§ **Written problem**
Please, without the pictures, retype exactly the lines from the start of the material through the line that holds "const elbowText = [6.48, 149700];".
** Begin Material **
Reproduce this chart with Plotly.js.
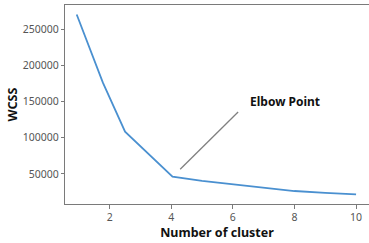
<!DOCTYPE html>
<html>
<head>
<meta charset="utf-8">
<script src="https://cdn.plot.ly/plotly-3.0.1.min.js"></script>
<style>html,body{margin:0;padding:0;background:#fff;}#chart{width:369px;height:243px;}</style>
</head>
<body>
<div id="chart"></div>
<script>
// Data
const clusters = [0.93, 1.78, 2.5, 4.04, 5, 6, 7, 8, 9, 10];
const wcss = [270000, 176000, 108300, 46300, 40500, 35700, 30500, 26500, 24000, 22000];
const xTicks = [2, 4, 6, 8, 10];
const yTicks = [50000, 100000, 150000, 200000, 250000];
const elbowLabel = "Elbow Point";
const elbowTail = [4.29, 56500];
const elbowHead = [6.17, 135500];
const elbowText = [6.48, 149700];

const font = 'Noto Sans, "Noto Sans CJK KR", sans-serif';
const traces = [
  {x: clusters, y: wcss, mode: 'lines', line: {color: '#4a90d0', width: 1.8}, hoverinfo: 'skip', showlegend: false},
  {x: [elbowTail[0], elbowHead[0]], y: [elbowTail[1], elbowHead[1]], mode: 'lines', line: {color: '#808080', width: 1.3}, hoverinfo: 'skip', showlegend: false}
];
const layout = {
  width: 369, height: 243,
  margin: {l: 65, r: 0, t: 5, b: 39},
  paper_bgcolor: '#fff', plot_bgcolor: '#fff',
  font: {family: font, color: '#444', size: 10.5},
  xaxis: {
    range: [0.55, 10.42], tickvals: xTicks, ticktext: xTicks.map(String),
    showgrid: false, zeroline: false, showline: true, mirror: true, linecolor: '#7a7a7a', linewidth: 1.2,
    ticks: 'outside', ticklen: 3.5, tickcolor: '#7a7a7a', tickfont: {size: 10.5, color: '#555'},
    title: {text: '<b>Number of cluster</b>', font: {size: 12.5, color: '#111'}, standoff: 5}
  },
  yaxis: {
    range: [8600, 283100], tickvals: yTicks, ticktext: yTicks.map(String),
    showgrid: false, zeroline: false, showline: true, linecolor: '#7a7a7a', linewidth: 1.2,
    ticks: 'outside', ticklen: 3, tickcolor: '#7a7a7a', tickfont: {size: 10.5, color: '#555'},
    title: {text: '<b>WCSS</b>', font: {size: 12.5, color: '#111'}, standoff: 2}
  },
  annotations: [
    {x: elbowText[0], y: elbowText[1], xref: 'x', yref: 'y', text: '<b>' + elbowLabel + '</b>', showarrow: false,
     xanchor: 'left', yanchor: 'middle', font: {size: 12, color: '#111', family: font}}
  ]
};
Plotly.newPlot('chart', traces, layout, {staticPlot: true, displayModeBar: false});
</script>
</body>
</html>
** End Material **
§ **Response to the task**
Reproduce this chart with Plotly.js.
<!DOCTYPE html>
<html>
<head>
<meta charset="utf-8">
<script src="https://cdn.plot.ly/plotly-3.0.1.min.js"></script>
<style>html,body{margin:0;padding:0;background:#fff;}#chart{width:369px;height:243px;}</style>
</head>
<body>
<div id="chart"></div>
<script>
// Data
const clusters = [0.93, 1.78, 2.5, 4.04, 5, 6, 7, 8, 9, 10];
const wcss = [270000, 176000, 108300, 46300, 40500, 35700, 30500, 26500, 24000, 22000];
const xTicks = [2, 4, 6, 8, 10];
const yTicks = [50000, 100000, 150000, 200000, 250000];
const elbowLabel = "Elbow Point";
const elbowTail = [4.29, 56500];
const elbowHead = [6.17, 135500];
const elbowText = [6.48, 149700];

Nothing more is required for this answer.